Timothy Geithner, architect of bank, auto and economic rescue plans, has another high-stakes job these days: traveling bond salesman.
The recession, financial crisis and two wars have pushed the federal deficit above $1 trillion, a record level that makes the Treasury secretary's role as chief marketer of U.S. debt tougher than any of his recent predecessors'.
Geithner, who traveled last week to the Middle East and Europe, has to convince foreign investors to keep buying Treasury bills, notes and bonds; they hold nearly half of the government's roughly $7 trillion in publicly traded debt.
"He's a smart guy but it's a very, very big task," said Dean Baker, co-director of the Center for Economic and Policy Research, a left-leaning Washington think tank.
If foreign demand for U.S. debt sags, that could drive up interest rates and spell big trouble for an economy hobbled by 9.5 percent unemployment. Higher rates would make it more expensive for consumers to buy homes and cars, and for businesses to finance their operations.
In the worst case scenario, a rush by foreigners to sell their U.S. debt could send the dollar crashing and inflation soaring. Because that would also hurt the value of their remaining holdings and the U.S. economy — a key market for their exports — private analysts believe such a scenario is not likely to occur.
With the risks in mind, Geithner last week visited Saudi Arabia and the United Arab Emirates, whose vast oil wealth gets recycled into Treasury holdings.
Last month, he visited China, the largest foreign holder of U.S. Treasuries. That trip was marked by an extra dose of drama. In March, Chinese Premier Wen Jiabao said his country was concerned about the "safety" of the large amounts of money it had lent to the United States.
Throughout these trips, Geithner very much stuck to his sales script, at least in his public pronouncements. He said the Obama administration was committed to guarding the value of the dollar and, once the economy improves, shrinking the deficit.

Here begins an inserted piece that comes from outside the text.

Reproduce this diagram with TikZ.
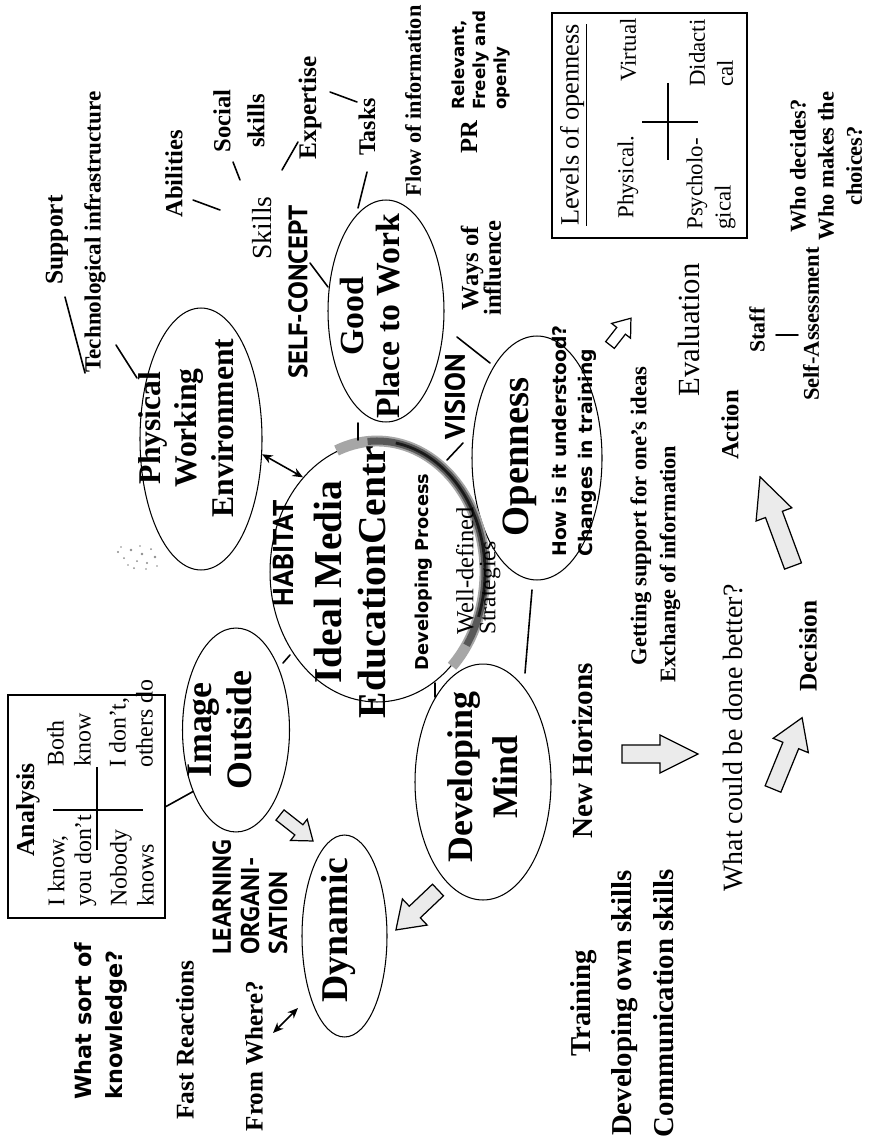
\documentclass[tikz,border=0pt]{standalone}
\usepackage{fontspec}
\setmainfont{Liberation Serif}
\newfontfamily\comicfont{DejaVu Sans}
\newfontfamily\capsfont{PT Sans}
\usetikzlibrary{shapes.geometric,arrows.meta}
\newcommand\fsz[2]{\fontsize{#1pt}{#2pt}\selectfont}
\newcommand\comicb{\comicfont\bfseries}
\newcommand\capsb{\capsfont\bfseries}
\tikzset{
  txt/.style={rotate=90, inner sep=0pt, align=center},
  el/.style={draw, ellipse, inner sep=0pt, line width=0.6pt},
  conn/.style={line width=0.9pt, line cap=round},
  dbl/.style={line width=0.9pt, {Stealth[length=6pt,width=5pt]}-{Stealth[length=6pt,width=5pt]}},
  framebox/.style={draw, line width=1.2pt, inner sep=0pt},
  barrow/.style={draw, line width=0.7pt, fill=black!8, line join=miter},
  speck/.style={fill=black!45, inner sep=0pt},
  pics/fat/.style args={#1/#2/#3/#4}{code={
    \draw[barrow] (0,{-#2/2}) -- ({#1-#4},{-#2/2}) -- ({#1-#4},{-#3/2}) -- (#1,0)
      -- ({#1-#4},{#3/2}) -- ({#1-#4},{#2/2}) -- (0,{#2/2}) -- cycle;}}
}
\begin{document}
\begin{tikzpicture}[x=0.02cm, y=-0.02cm]
\fill[white] (0,0) rectangle (873,1142);
\useasboundingbox (0,0) rectangle (873,1142);

% ---- main ellipses ----
\node[el, minimum width=2.44cm, minimum height=5.24cm] (phys) at (201,439) {};
\node[el, minimum width=2.32cm, minimum height=4.44cm] (good) at (386,311) {};
\node[el, minimum width=2.6cm, minimum height=4.88cm] (open) at (537,458) {};
\node[el, minimum width=4.28cm, minimum height=5.2cm] (central) at (377,572) {};
\node[el, minimum width=2.14cm, minimum height=4.08cm] (imageell) at (236,730) {};
\node[el, minimum width=2.72cm, minimum height=4.72cm] (devmind) at (483,782) {};
\node[el, minimum width=1.7cm, minimum height=4.04cm] (dyn) at (344.5,936) {};

% shaded rim on the centre ellipse
\draw[line width=6.2pt, black!35] plot[domain=-112:46, samples=80] ({377+108*cos(\x)}, {572+131*sin(\x)});
\draw[line width=4pt, black!65] plot[domain=-95:34, samples=80] ({377+108*cos(\x)}, {572+131*sin(\x)});
\draw[line width=1.6pt, black!90] plot[domain=-80:20, samples=60] ({377+108*cos(\x)}, {572+131*sin(\x)});

% small smudge left of the environment ellipse
\foreach \px/\py/\r in {118/552/1.2, 124/558/1, 131/550/1.3, 137/561/1, 142/554/1.4, 147/563/1.1,
  151/549/1, 155/557/1.3, 128/565/0.9, 140/546/0.9, 134/568/1, 146/569/0.8, 121/547/0.8, 157/566/0.9}
  \fill[black!45] (\px,\py) circle [radius=\r];

% ---- boxes ----
\node[framebox, minimum width=3.9cm, minimum height=4.5cm] (levels) at (649.5,125.5) {};
\node[framebox, minimum width=3.14cm, minimum height=4.46cm] (anabox) at (86.5,806.5) {};
\draw[line width=1pt] (642,122) -- (698,122);
\draw[line width=1pt] (668,83) -- (668,160);
\draw[line width=1pt] (53,810) -- (143,810);
\draw[line width=1pt] (97,767) -- (97,850);

% ---- texts (rotated) ----
\node[txt, font=\bfseries\fsz{14.5}{17}] (support) at (57,240) {Support};
\node[txt, font=\bfseries\fsz{13.2}{15}] (tech) at (95,232) {Technological infrastructure};
\node[txt, font=\bfseries\fsz{14}{16}] (abil) at (174,174) {Abilities};
\node[txt, font=\bfseries\fsz{14}{19.3}] (social) at (239,121) {Social\\skills};
\node[txt, font=\fsz{15.7}{18}] (skills) at (262,228) {Skills};
\node[txt, font=\bfseries\fsz{14.4}{17}] (expert) at (310,108) {Expertise};
\node[txt, font=\bfseries\fsz{13.6}{16}] (tasks) at (367,127) {Tasks};
\node[txt, font=\bfseries\fsz{12.7}{15}] (flow) at (413,101) {Flow of information};
\node[txt, font=\capsb\fsz{15.2}{18}] (selfc) at (298,292) {SELF-CONCEPT};
\node[txt, font=\bfseries\fsz{18}{20.7}] (physt) at (186,428) {Physical\\Working\\Environment};
\node[txt, font=\bfseries\fsz{19.2}{21}] (goodt) at (370,316) {Good\\Place to Work};
\node[txt, font=\bfseries\fsz{14}{13}] (ways) at (481,268) {Ways of\\influence};
\node[txt, font=\capsb\fsz{16.1}{19}] (vision) at (455,397) {VISION};
\node[txt, font=\capsb\fsz{16.3}{19}] (habitat) at (283,553) {HABITAT};
\node[txt, font=\bfseries\fsz{22.5}{25.5}] (idealt) at (350,582) {Ideal Media\\EducationCentr};
\node[txt, font=\comicb\fsz{10.1}{12}] (devproc) at (424,572) {Developing Process};
\node[txt, anchor=west, font=\fsz{14}{16}] (welldef) at (465,635) {Well-defined};
\node[txt, anchor=west, font=\fsz{13.4}{16}] (strat) at (490,635) {Strategies};
\node[txt, font=\bfseries\fsz{22}{25}] (opent) at (520,457) {Openness};
\node[txt, anchor=west, align=left, font=\comicb\fsz{10.7}{14.7}] (howis) at (574,557) {How is it understood?\\Changes in training};
\node[txt, font=\bfseries\fsz{20.4}{22.7}] (imaget) at (220,730) {Image\\Outside};
\node[txt, font=\bfseries\fsz{20.4}{25.5}] (devmindt) at (483,777) {Developing\\Mind};
\node[txt, font=\bfseries\fsz{21.5}{24}] (dynt) at (338,930) {Dynamic};
\node[txt, anchor=west, align=left, font=\capsb\fsz{14.7}{16}] (learn) at (250,955) {LEARNING\\ORGANI-\\SATION};
\node[txt, anchor=west, align=left, font=\comicb\fsz{12.7}{17.6}] (whatsort) at (101,1100) {What sort of\\knowledge?};
\node[txt, font=\bfseries\fsz{14.5}{17}] (fast) at (185,1040) {Fast Reactions};
\node[txt, font=\bfseries\fsz{14.3}{17}] (fromwhere) at (254,1056) {From Where?};
\node[txt, font=\bfseries\fsz{16.6}{19}] (newhor) at (583,751) {New Horizons};
\node[txt, font=\bfseries\fsz{16.4}{23.8}] (training) at (622,1003) {Training\\Developing own skills\\Communication skills};
\node[txt, font=\bfseries\fsz{12.9}{15}] (getsup) at (641,516) {Getting support for one’s ideas};
\node[txt, font=\bfseries\fsz{12.7}{15}] (exch) at (670,564) {Exchange of information};
\node[txt, font=\fsz{17.5}{20}] (eval) at (689,330) {Evaluation};
\node[txt, font=\bfseries\fsz{14}{16}] (action) at (730,425) {Action};
\node[txt, font=\fsz{15.9}{18}] (whatcould) at (733,738) {What could be done better?};
\node[txt, font=\bfseries\fsz{14.4}{17}] (decision) at (808,646) {Decision};
\node[txt, font=\bfseries\fsz{12.4}{15}] (staff) at (757,330) {Staff};
\node[txt, font=\bfseries\fsz{12.8}{15}] (selfass) at (811,324) {Self-Assessment};
\node[txt, font=\bfseries\fsz{12.8}{16}] (who) at (826,166) {Who decides?\\Who makes the\\choices?};
\node[txt, font=\bfseries\fsz{14}{16}] (pr) at (469,137) {PR};
\node[txt, anchor=west, align=left, font=\comicb\fsz{9.5}{12}] (relev) at (481,110) {Relevant,\\Freely and\\openly};

% box contents
\node[txt, font=\fsz{15}{17}] (levt) at (574,125) {\underline{Levels of openness}};
\node[txt, font=\fsz{13}{15}] (physl) at (628,177) {Physical.};
\node[txt, font=\fsz{13}{15}] (virt) at (628,50) {Virtual};
\node[txt, anchor=west, align=left, font=\fsz{13}{16}] (psy) at (711,230) {Psycholo-\\gical};
\node[txt, anchor=west, align=left, font=\fsz{13}{16}] (dida) at (711,87) {Didacti\\cal};
\node[txt, font=\bfseries\fsz{14.7}{17}] (anat) at (28,810) {Analysis};
\node[txt, anchor=west, align=left, font=\fsz{13.6}{15.3}] (cella) at (72,907) {I know,\\you don’t};
\node[txt, anchor=west, align=left, font=\fsz{13.6}{15.3}] (cellb) at (69,767) {Both\\know};
\node[txt, anchor=west, align=left, font=\fsz{13.6}{15.3}] (cellc) at (132,907) {Nobody\\knows};
\node[txt, anchor=west, align=left, font=\fsz{13.6}{15.3}] (celld) at (131,768) {I don’t,\\others do};

% ---- short link strokes ----
\coordinate (s1) at (65,297);   \coordinate (s2) at (85,373);
\coordinate (t1) at (116,345);  \coordinate (t2) at (137,378);
\coordinate (a1) at (193,200);  \coordinate (a2) at (220,210);
\coordinate (so1) at (233,162); \coordinate (so2) at (240,180);
\coordinate (e1) at (282,170);  \coordinate (e2) at (298,142);
\coordinate (x1) at (330,92);   \coordinate (x2) at (357,102);
\coordinate (k1) at (367,172);  \coordinate (k2) at (358,208);
\coordinate (sc1) at (310,263); \coordinate (sc2) at (328,287);
\coordinate (g1) at (358,423);  \coordinate (g2) at (358,440);
\coordinate (v1) at (447,460);  \coordinate (v2) at (463,443);
\coordinate (w1) at (457,337);  \coordinate (w2) at (490,363);
\coordinate (m1) at (532,590);  \coordinate (m2) at (525,673);
\coordinate (d1) at (435,683);  \coordinate (d2) at (435,697);
\coordinate (i1) at (283,663);  \coordinate (i2) at (290,655);
\coordinate (st1) at (776,335); \coordinate (st2) at (798,335);
\coordinate (fw1) at (273,1033); \coordinate (fw2) at (298,1008);

\draw[conn] (s1) -- (s2);
\draw[conn] (t1) -- (t2);
\draw[conn] (a1) -- (a2);
\draw[conn] (so1) -- (so2);
\draw[conn] (e1) -- (e2);
\draw[conn] (x1) -- (x2);
\draw[conn] (k1) -- (k2);
\draw[conn] (sc1) -- (sc2);
\draw[conn] (g1) -- (g2);
\draw[conn] (v1) -- (v2);
\draw[conn] (w1) -- (w2);
\draw[conn] (m1) -- (m2);
\draw[conn] (d1) -- (d2);
\draw[conn] (i1) -- (i2);
\draw[conn] (st1) -- (st2);
\draw[conn] (anabox.east) -- (imageell.235);

% double arrows
\draw[dbl] (phys.-14) -- (central.128);
\draw[dbl] (fw1) -- (fw2);

% ---- block arrows ----
\coordinate (b1) at (280,815);
\coordinate (b2) at (438,890);
\coordinate (b3) at (622,754);
\coordinate (b4) at (773,789);
\coordinate (b5) at (793,566);
\coordinate (b6) at (610,345);
\pic[rotate=-38.2] at (b1) {fat=42/13/27/18};
\pic[rotate=223.5] at (b2) {fat=58/16/36/26};
\pic at (b3) {fat=76/18/38/38};
\pic[rotate=67.8] at (b4) {fat=77/17/38/30};
\pic[rotate=110.3] at (b5) {fat=95/18/38/40};
\pic[rotate=52, barrow/.append style={fill=white}] at (b6) {fat=34/11/24/16};
\end{tikzpicture}
\end{document}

The deficit has been driven higher in part by the $787 billion economic stimulus package and $700 billion financial system bailout approved by Congress over the past year.
The deficit-cutting proposals the administration has so far revealed would fall far short of what is needed.

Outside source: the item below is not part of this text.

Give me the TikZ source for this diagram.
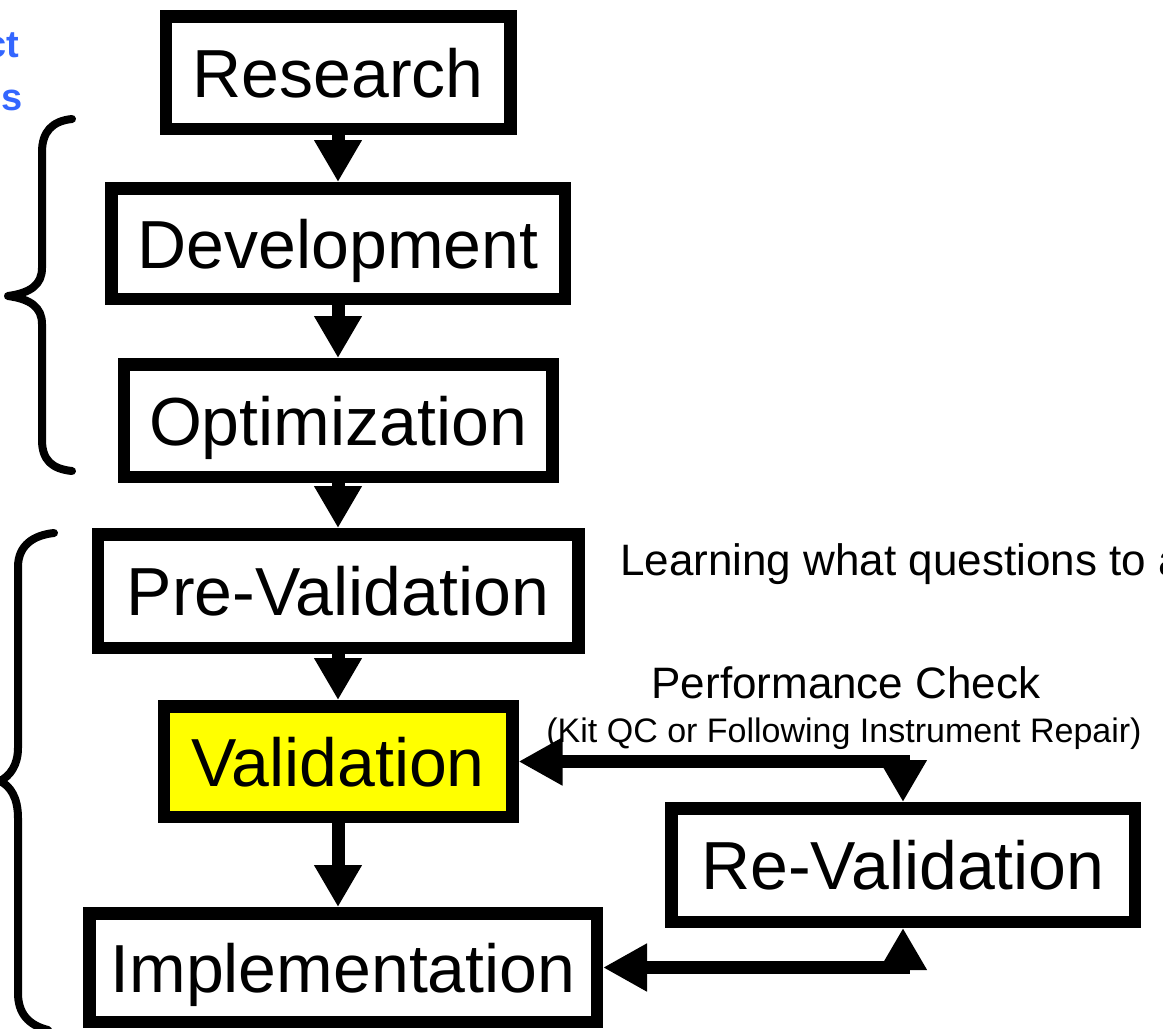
\documentclass[tikz,border=0pt]{standalone}
\usepackage{fontspec}
\setmainfont{Liberation Sans}
\usetikzlibrary{arrows.meta}
\definecolor{blueT}{RGB}{51,102,255}
\definecolor{yel}{RGB}{255,255,0}
\tikzset{
  box/.style={draw=black, line width=12.5pt, fill=white, inner sep=0pt,
    text height=49pt, text depth=0pt, font=\fontsize{68}{80}\selectfont},
  flow/.style={line width=13pt, -{Triangle[length=42pt,width=45pt]}},
  twoway/.style={line width=13pt, {Triangle[length=44pt,width=45pt]}-{Triangle[length=42pt,width=45pt]}},
  brace/.style={line width=8pt, line cap=round, line join=round},
  note/.style={inner sep=0pt, font=\fontsize{44}{50}\selectfont},
  small/.style={inner sep=0pt, font=\fontsize{34}{40}\selectfont},
  bluetxt/.style={inner sep=0pt, text=blueT, font=\fontsize{38}{42}\selectfont\bfseries}
}
\begin{document}
\begin{tikzpicture}[x=1pt,y=-1pt]
\useasboundingbox (0,0) rectangle (1163,1029);
\fill[white] (0,0) rectangle (1163,1029);

% blue partial labels
\node[bluetxt, anchor=base east] (b1) at (19,57) {ct};
\node[bluetxt, anchor=base east] (b2) at (23,110) {s};

% boxes
\node[box, minimum width=344.5pt, minimum height=112.5pt] (res) at (338,72.5) {Research};
\node[box, minimum width=453.5pt, minimum height=110.5pt] (dev) at (338,243.5) {Development};
\node[box, minimum width=428.5pt, minimum height=112.5pt] (opt) at (338,420.5) {Optimization};
\node[box, minimum width=480.5pt, minimum height=113.5pt] (pre) at (338,591) {Pre-Validation};
\node[box, fill=yel, minimum width=348.5pt, minimum height=110.5pt] (val) at (338,761.5) {Validation};
\node[box, minimum width=463.5pt, minimum height=113.5pt] (reval) at (903,865) {Re-Validation};
\node[box, minimum width=507.5pt, minimum height=108.5pt] (impl) at (343,967.5) {Implementation};

% vertical flow arrows
\draw[flow] (res.south) -- (dev.north);
\draw[flow] (dev.south) -- (opt.north);
\draw[flow] (opt.south) -- (pre.north);
\draw[flow] (pre.south) -- (val.north);
\draw[flow] (val.south) -- (val.south |- impl.north);

% loop arrows
\draw[twoway] (val.east) -| (reval.north);
\draw[twoway] (impl.east) -| (reval.south);

% texts
\node[note, anchor=base west] (learn) at (620,575) {Learning what questions to a};
\node[note, anchor=base] (perf) at (846,698) {Performance Check};
\node[small, anchor=base] (kit) at (844,742) {(Kit QC or Following Instrument Repair)};

% braces
\draw[brace] (72,119) .. controls (52,121) and (42,132) .. (42,152) -- (42,268)
  .. controls (42,285) and (30,293) .. (8,296)
  .. controls (30,299) and (42,307) .. (42,324) -- (42,440)
  .. controls (42,460) and (52,469) .. (72,471);
\draw[brace] (54,533) .. controls (34,535) and (18,545) .. (18,567) -- (18,748)
  .. controls (18,765) and (10,776) .. (0,781)
  .. controls (10,786) and (18,797) .. (18,818) -- (18,993)
  .. controls (18,1013) and (28,1025) .. (48,1030);
\end{tikzpicture}
\end{document}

"If the Obama administration has a credible plan to bring the deficits down, they are keeping it a deep secret at the moment," said Michael Mussa, senior fellow at the Peterson Institute and former chief economist at the International Monetary Fund.
With nearly three months left in the budget year, the Obama administration forecasts that this year's deficit will total $1.84 trillion, more than four times the size of last year's record tally.
The nonpartisan Congressional Budget Office estimates the annual deficits under the administration's spending plans will never drop below $633 billion over the next decade. And it forecasts an additional $9.1 trillion added to the debt held by the public — the amount that Geithner has to finance with bond sales.
During a stopover in Paris on Thursday, Geithner acknowledged in an online chat sponsored by the French newspaper Les Echos that "the dollar's role in the international financial system places special responsibilities on the United States."
The foreigners Geithner meets with have a keen sense of the pressure he faces.
When Geithner told a packed auditorium at Peking University that Chinese investments in the U.S. were safe, his comment was greeted by laughter. The students appeared to be laughing more at the quickness with which Geithner had responded to a question, not at what he said. Still, the reaction did highlight underlying skepticism.
Officials in the Middle East last week gave no public hint of nervousness.
UAE crown prince Sheik Mohammed bin Zayed Al Nahyan, who met with Geithner last Wednesday, stressed the strength of his country's relationship with the U.S. in comments carried by state news agency WAM.
"The UAE attaches great significance to further promoting cooperation with the friendly United States in all areas, and in banking, finance, trade, investment and education in particular," Sheik Mohammed said.
But such easygoing relations could fray if the U.S. isn't careful about its spending, some economists warned.
That goal is even more urgent with China, Russia and some other countries grumbling that there should be alternatives to having the U.S. dollar serve as the world's reserve currency.
Publicly traded U.S. debt — which excludes deficits the government owes to itself in Social Security and other trust funds — stood at 41 percent of the total economy in 2008. It is projected to climb to 82 percent of the entire economy by 2019.
"If these trends are not reversed, the world will stop buying our debt and the economy will break," said Mark Zandi, chief economist at Moody's Economy.com.